DATA PROVIDED:

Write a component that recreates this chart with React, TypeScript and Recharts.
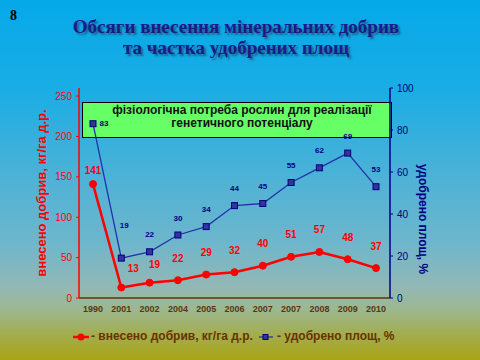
import React from 'react';
import { LineChart, Line, XAxis, YAxis, Legend, Label } from 'recharts';

const years = ['1990', '2001', '2002', '2004', '2005', '2006', '2007', '2007', '2008', '2009', '2010'];
const fertilizerApplied = [141, 13, 19, 22, 29, 32, 40, 51, 57, 48, 37];
const fertilizedShare = [83, 19, 22, 30, 34, 44, 45, 55, 62, 69, 53];
const leftTicks = [0, 50, 100, 150, 200, 250];
const rightTicks = [0, 20, 40, 60, 80, 100];

const data = years.map((year, i) => ({
  year,
  applied: fertilizerApplied[i],
  share: fertilizedShare[i],
}));

const SANS = "'Liberation Sans', Arial, sans-serif";
const SERIF = "'Liberation Serif', 'Times New Roman', serif";
const RED = '#ff0000';
const NAVY = '#000080';
const BROWN = '#663300';

const RedLabel = (props: any) => {
  const { x, y, value, index } = props;
  let dx = 0;
  let dy = -22;
  if (index === 0) dy = -14;
  if (index === 1) { dx = 12; dy = -19; }
  if (index === 2) { dx = 5; dy = -18; }
  return (
    <text x={x + dx} y={y + dy} textAnchor="middle" dominantBaseline="central"
      fill={RED} fontSize={10} fontWeight="bold" fontFamily={SANS}>{value}</text>
  );
};

const BlueLabel = (props: any) => {
  const { x, y, value, index } = props;
  let dx = 0;
  let dy = -17;
  if (index === 0) { dx = 11; dy = 0; }
  if (index === 1) { dx = 3; dy = -33; }
  return (
    <text x={x + dx} y={y + dy} textAnchor="middle" dominantBaseline="central"
      fill={NAVY} fontSize={8} fontWeight="bold" fontFamily={SANS}>{value}</text>
  );
};

const SquareDot = (props: any) => {
  const { cx, cy, index } = props;
  if (cx == null || cy == null) return null;
  return <rect key={'sq' + index} x={cx - 3} y={cy - 3} width={6} height={6} fill="#333399" stroke={NAVY} strokeWidth={1} />;
};

const LeftTitle = (props: any) => {
  const vb = props.viewBox || {};
  const x = vb.x + vb.width / 2 + 1;
  const y = vb.y + vb.height / 2;
  return (
    <text x={x} y={y} transform={`rotate(-90, ${x}, ${y})`} textAnchor="middle" dominantBaseline="central"
      fill={RED} fontSize={13} fontWeight="bold" fontFamily={SANS}>
      внесено добрив, кг/га д.р.
    </text>
  );
};

const RightTitle = (props: any) => {
  const vb = props.viewBox || {};
  const x = vb.x + 33;
  const y = vb.y + vb.height / 2 + 26;
  return (
    <text x={x} y={y} transform={`rotate(90, ${x}, ${y})`} textAnchor="middle" dominantBaseline="central"
      fill={NAVY} fontSize={12} fontWeight="bold" fontFamily={SANS}>
      удобрено площ, %
    </text>
  );
};

const LegendContent = () => (
  <div style={{ position: 'relative', width: 480, height: 20, fontFamily: SANS, fontSize: 12, fontWeight: 'bold', color: BROWN }}>
    <svg style={{ position: 'absolute', left: 71, top: 4 }} width={18} height={10}>
      <line x1={1} y1={5} x2={17} y2={5} stroke={RED} strokeWidth={2.5} />
      <circle cx={9} cy={5} r={3.5} fill={RED} />
    </svg>
    <span style={{ position: 'absolute', left: 90, top: 1, whiteSpace: 'nowrap' }}>- внесено добрив, кг/га д.р.</span>
    <svg style={{ position: 'absolute', left: 257, top: 4 }} width={16} height={10}>
      <line x1={1} y1={5} x2={15} y2={5} stroke="#2233aa" strokeWidth={1.3} />
      <rect x={5} y={2.5} width={5} height={5} fill="#333399" stroke={NAVY} strokeWidth={1} />
    </svg>
    <span style={{ position: 'absolute', left: 276, top: 1, whiteSpace: 'nowrap' }}>- удобрено площ, %</span>
  </div>
);

export default function App() {
  return (
    <div style={{
      position: 'absolute', left: 0, top: 0, width: 480, height: 360, overflow: 'hidden',
      background: 'linear-gradient(to bottom, #05a9e9 0%, #1aade4 25%, #4fb2d6 50%, #6db6cc 67%, #93b8b4 80%, #9db88f 86%, #a2ae58 92%, #a9a412 100%)',
    }}>
      <div style={{ position: 'absolute', left: 10, top: 8, fontFamily: SERIF, fontSize: 14, fontWeight: 'bold', color: '#000' }}>8</div>
      <div style={{
        position: 'absolute', left: 0, top: 16, width: 472, textAlign: 'center', fontFamily: SERIF,
        fontSize: 19, fontWeight: 'bold', lineHeight: '21px', color: '#1a1a8c',
        textShadow: '2px 2px 2px rgba(40,40,60,0.55)',
      }}>
        <div>Обсяги внесення мінеральних добрив</div>
        <div>та частка удобрених площ</div>
      </div>
      <div style={{
        position: 'absolute', left: 82, top: 102, width: 310, height: 36, boxSizing: 'border-box',
        background: '#66ff66', border: '1px solid #000', paddingTop: 1, paddingLeft: 10,
        textAlign: 'center', fontFamily: SANS, fontSize: 12, fontWeight: 'bold', lineHeight: '13px', color: '#111',
      }}>
        <div>фізіологічна потреба рослин для реалізації</div>
        <div>генетичного потенціалу</div>
      </div>
      <div style={{ position: 'absolute', left: 0, top: 0 }}>
        <LineChart width={480} height={360} data={data} margin={{ top: 88, right: 0, left: 1, bottom: 12 }}>
          <XAxis dataKey="year" height={30} axisLine={{ stroke: BROWN, strokeWidth: 1.5 }} tickLine={false}
            padding={{ left: 14, right: 14 }}
            tick={{ fill: '#5c3510', fontSize: 9, fontWeight: 'bold', fontFamily: SANS }} interval={0} />
          <YAxis yAxisId="left" orientation="left" width={78} domain={[0, 260]} ticks={leftTicks}
            axisLine={{ stroke: RED, strokeWidth: 1.5 }} tickLine={{ stroke: RED }} tickSize={3} tickMargin={4}
            tick={{ fill: RED, fontSize: 10, fontFamily: SANS }}>
            <Label content={<LeftTitle />} />
          </YAxis>
          <YAxis yAxisId="right" orientation="right" width={90} domain={[0, 100]} ticks={rightTicks}
            axisLine={{ stroke: NAVY, strokeWidth: 1.5 }} tickLine={{ stroke: NAVY }} tickSize={3} tickMargin={4}
            tick={{ fill: NAVY, fontSize: 10, fontFamily: SANS }}>
            <Label content={<RightTitle />} />
          </YAxis>
          <Legend verticalAlign="bottom" height={20} content={<LegendContent />} />
          <Line yAxisId="right" type="linear" dataKey="share" stroke="#2233aa" strokeWidth={1.3}
            dot={<SquareDot />} activeDot={false} label={<BlueLabel />} isAnimationActive={false} />
          <Line yAxisId="left" type="linear" dataKey="applied" stroke={RED} strokeWidth={2.5}
            dot={{ r: 3.5, fill: RED, stroke: RED, strokeWidth: 1 }} activeDot={false} label={<RedLabel />} isAnimationActive={false} />
        </LineChart>
      </div>
    </div>
  );
}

THE TASK:
In the listing above, find the lines holding the word "React" and copy them.

ANSWER BELOW:
Write a component that recreates this chart with React, TypeScript and Recharts.
import React from 'react';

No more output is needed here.